(Part of a data file)

=======

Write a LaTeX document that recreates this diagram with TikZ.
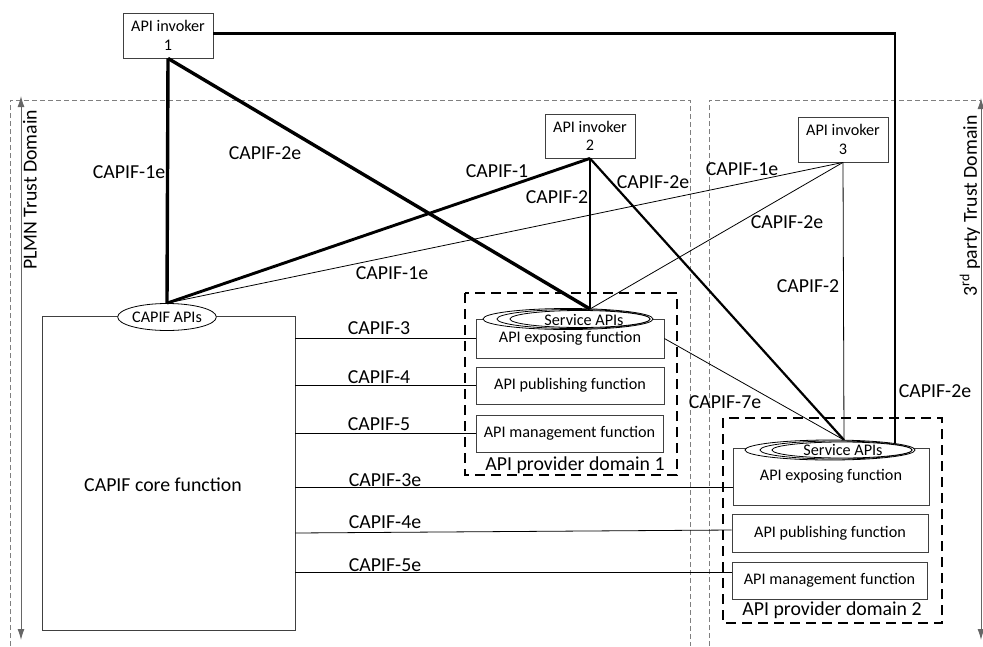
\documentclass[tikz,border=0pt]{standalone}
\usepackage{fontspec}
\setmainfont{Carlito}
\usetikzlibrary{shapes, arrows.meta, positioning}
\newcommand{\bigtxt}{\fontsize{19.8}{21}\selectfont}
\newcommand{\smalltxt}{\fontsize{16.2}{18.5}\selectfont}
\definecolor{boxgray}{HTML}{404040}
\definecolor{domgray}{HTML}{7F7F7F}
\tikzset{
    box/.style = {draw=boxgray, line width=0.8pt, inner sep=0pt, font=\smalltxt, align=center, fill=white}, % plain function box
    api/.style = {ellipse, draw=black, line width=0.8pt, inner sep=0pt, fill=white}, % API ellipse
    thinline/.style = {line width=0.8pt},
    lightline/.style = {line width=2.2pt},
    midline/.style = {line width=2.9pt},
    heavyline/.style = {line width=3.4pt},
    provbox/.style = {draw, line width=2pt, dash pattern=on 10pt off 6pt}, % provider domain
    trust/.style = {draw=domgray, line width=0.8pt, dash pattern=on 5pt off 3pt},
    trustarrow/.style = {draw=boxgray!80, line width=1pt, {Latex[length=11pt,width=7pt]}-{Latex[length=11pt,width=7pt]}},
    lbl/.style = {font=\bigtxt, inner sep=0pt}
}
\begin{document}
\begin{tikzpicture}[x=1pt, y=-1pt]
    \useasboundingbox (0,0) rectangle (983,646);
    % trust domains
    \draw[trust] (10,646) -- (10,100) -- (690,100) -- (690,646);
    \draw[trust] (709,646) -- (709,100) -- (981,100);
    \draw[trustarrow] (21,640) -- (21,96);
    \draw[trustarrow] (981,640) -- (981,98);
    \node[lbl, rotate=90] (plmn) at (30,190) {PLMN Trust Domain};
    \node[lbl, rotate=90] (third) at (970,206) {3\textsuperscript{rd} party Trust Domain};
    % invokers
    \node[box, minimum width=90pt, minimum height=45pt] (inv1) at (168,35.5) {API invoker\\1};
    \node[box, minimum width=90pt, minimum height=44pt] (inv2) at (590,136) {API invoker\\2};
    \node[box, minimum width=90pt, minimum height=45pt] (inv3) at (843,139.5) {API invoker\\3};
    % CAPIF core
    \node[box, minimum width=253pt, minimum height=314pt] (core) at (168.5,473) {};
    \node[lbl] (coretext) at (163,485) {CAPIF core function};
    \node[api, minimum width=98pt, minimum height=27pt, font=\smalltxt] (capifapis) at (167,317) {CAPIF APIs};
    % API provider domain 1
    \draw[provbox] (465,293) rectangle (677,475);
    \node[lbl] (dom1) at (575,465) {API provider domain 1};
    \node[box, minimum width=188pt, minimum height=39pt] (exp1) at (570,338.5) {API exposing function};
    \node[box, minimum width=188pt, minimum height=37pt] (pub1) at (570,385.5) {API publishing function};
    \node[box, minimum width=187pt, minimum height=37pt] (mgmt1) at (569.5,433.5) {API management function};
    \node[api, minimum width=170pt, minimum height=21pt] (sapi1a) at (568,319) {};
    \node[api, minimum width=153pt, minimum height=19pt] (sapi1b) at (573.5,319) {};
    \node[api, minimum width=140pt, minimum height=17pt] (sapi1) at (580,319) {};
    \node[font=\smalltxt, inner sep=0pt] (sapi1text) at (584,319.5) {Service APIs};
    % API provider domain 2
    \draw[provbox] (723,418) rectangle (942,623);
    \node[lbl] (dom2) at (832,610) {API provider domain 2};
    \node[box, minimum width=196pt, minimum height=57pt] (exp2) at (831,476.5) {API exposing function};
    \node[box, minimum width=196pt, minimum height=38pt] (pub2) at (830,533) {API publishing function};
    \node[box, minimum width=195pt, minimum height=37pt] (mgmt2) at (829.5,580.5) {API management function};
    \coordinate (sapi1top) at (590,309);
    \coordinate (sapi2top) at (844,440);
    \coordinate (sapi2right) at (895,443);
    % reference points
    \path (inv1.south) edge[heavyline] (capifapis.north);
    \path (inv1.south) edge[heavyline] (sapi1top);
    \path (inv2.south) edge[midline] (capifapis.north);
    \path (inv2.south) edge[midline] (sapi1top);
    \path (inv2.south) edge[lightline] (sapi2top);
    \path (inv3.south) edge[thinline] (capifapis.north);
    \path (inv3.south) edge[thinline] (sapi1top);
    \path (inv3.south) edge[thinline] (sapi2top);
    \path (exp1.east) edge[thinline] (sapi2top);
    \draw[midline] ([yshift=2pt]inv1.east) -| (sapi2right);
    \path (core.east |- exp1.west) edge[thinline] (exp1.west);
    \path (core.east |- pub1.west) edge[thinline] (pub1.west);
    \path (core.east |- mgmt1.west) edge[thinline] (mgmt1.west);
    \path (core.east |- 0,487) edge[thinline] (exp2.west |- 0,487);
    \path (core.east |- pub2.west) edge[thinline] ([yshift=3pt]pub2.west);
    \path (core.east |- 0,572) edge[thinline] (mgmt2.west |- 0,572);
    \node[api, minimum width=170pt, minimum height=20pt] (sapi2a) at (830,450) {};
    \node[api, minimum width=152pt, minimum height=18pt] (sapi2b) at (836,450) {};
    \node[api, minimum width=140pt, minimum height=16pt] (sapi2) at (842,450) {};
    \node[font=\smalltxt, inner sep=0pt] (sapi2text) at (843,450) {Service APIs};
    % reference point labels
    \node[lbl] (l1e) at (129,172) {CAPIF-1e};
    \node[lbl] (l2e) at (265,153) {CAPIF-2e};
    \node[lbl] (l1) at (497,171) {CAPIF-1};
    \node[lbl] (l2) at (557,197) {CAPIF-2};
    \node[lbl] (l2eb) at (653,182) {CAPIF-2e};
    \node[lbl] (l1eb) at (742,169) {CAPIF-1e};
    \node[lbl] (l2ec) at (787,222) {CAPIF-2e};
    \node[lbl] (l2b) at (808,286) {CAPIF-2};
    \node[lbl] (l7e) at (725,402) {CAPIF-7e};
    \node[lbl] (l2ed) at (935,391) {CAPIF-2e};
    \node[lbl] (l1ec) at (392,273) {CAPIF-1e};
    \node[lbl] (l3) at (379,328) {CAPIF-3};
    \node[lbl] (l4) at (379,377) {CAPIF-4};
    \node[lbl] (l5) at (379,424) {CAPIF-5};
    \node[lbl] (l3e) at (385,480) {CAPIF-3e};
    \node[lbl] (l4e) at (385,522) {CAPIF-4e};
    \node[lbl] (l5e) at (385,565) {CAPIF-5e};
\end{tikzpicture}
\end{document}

=======

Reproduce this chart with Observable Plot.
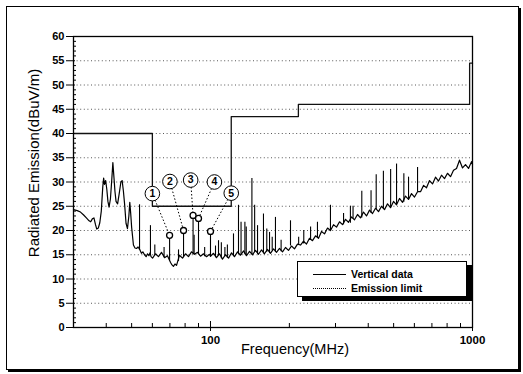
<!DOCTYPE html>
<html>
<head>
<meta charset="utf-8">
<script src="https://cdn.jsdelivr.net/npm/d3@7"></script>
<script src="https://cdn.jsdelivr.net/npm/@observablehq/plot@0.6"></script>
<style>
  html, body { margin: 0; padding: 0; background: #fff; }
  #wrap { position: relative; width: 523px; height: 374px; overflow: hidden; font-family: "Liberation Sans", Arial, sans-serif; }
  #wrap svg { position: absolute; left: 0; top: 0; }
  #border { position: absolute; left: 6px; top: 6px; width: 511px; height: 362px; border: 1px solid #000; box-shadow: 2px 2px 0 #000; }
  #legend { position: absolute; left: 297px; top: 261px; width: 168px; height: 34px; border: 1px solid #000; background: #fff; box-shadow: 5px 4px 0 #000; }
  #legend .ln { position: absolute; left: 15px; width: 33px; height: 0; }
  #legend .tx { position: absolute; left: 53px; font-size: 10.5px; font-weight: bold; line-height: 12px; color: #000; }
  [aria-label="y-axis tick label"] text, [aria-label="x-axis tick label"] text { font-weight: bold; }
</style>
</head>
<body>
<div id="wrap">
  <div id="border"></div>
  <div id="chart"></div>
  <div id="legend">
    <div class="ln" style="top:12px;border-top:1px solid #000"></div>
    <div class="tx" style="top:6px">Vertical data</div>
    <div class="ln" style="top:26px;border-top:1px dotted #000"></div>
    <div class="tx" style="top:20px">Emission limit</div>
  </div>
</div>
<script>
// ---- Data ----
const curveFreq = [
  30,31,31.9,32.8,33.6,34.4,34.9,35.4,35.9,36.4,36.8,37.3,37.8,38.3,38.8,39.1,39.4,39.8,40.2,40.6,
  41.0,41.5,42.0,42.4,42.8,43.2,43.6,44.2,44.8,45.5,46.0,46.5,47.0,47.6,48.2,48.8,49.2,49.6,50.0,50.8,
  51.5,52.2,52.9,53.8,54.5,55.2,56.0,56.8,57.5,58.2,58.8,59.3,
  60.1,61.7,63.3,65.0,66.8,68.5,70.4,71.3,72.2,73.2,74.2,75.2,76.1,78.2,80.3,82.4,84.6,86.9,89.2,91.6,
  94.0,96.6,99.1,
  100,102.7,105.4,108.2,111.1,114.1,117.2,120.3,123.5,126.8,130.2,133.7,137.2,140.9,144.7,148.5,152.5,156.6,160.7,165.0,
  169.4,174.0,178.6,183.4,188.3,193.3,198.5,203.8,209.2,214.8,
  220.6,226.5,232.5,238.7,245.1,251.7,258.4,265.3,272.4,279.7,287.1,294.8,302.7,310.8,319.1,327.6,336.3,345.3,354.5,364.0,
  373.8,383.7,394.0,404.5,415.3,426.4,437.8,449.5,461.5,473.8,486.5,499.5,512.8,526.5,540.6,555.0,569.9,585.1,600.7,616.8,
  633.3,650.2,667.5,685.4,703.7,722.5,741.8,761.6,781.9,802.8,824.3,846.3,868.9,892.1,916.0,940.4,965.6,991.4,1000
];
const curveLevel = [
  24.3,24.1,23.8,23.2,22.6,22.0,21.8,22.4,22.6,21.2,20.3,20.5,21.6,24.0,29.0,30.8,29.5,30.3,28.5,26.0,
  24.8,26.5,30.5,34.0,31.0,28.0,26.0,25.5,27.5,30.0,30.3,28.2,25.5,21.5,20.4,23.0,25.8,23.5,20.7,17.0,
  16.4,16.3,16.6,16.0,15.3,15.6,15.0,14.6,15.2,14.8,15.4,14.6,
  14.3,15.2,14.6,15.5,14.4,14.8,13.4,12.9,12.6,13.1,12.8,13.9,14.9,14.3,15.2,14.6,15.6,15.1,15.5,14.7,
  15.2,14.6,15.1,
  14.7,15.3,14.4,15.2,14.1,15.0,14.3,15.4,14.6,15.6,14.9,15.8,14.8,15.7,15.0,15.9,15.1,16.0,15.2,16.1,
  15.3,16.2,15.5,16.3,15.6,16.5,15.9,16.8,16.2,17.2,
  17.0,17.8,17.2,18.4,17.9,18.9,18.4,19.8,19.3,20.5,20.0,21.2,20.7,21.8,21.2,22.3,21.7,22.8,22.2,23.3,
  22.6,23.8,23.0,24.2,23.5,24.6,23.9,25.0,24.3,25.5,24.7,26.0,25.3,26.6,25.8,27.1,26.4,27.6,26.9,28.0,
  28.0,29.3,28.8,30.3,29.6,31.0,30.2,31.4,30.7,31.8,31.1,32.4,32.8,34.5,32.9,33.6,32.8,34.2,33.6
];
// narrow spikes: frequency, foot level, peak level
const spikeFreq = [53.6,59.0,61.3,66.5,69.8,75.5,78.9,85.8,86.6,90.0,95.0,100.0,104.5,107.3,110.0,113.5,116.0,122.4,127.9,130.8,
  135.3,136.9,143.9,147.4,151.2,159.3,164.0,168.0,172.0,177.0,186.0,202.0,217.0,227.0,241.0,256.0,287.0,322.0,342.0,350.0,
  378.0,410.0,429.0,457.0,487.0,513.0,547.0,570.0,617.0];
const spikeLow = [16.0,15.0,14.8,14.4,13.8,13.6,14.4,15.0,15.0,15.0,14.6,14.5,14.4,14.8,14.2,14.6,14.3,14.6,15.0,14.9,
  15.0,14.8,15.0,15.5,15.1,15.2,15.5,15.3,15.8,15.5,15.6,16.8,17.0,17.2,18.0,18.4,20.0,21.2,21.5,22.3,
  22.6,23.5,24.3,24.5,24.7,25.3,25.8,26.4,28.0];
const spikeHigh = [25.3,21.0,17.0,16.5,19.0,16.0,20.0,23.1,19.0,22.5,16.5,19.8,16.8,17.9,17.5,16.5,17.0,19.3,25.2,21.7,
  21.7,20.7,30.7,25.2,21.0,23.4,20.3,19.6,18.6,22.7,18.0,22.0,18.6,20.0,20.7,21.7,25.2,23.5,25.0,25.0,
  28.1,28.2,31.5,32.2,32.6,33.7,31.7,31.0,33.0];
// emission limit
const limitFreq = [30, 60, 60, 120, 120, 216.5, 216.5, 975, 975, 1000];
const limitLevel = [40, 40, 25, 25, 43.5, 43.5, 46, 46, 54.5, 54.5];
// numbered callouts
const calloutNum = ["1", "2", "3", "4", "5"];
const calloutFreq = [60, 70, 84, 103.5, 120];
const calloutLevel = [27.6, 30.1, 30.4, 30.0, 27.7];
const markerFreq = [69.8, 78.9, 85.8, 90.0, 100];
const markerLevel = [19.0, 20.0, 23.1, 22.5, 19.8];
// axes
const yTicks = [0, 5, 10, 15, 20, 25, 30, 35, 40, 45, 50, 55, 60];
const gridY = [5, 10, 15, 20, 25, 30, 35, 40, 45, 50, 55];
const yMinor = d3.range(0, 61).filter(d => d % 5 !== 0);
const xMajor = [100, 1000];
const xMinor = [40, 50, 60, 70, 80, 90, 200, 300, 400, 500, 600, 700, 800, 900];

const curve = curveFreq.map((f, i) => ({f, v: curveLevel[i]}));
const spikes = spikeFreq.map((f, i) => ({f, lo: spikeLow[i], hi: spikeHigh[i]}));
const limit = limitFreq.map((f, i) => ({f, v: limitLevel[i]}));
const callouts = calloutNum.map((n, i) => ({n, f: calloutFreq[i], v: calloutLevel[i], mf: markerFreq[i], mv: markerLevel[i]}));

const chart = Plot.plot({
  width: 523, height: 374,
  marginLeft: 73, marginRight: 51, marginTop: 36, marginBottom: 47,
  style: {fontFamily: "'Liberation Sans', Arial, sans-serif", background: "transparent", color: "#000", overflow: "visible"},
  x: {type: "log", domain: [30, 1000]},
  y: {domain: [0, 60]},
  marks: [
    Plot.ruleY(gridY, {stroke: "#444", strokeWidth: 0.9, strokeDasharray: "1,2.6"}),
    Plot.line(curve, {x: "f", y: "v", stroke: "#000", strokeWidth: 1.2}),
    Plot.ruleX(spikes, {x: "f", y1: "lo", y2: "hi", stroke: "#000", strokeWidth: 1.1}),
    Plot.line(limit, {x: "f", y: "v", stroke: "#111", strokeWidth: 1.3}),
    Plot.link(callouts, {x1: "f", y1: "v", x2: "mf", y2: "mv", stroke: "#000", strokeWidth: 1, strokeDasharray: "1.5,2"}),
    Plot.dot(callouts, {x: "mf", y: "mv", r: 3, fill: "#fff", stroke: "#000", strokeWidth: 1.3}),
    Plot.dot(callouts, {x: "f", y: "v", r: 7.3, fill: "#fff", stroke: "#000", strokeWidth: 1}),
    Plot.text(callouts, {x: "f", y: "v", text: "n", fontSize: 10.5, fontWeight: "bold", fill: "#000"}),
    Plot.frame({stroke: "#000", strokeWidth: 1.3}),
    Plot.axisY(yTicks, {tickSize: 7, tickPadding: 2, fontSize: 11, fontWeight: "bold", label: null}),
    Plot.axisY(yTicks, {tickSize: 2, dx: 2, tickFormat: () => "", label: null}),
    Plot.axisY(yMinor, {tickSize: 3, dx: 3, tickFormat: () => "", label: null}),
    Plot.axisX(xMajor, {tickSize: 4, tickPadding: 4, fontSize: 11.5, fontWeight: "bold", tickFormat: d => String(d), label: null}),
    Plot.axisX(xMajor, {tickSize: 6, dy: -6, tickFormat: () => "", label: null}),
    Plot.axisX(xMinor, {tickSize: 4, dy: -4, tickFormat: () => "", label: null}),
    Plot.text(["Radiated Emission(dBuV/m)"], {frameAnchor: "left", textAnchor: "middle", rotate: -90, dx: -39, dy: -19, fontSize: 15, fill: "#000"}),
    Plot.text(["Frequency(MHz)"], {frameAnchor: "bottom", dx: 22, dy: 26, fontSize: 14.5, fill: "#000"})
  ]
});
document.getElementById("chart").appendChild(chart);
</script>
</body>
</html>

=======

### EXERCISE DESCRIPTION
Find every line that has "chart" in it, then return those lines.

### WRITTEN SOLUTION
Reproduce this chart with Observable Plot.
  <div id="chart"></div>
const chart = Plot.plot({
document.getElementById("chart").appendChild(chart);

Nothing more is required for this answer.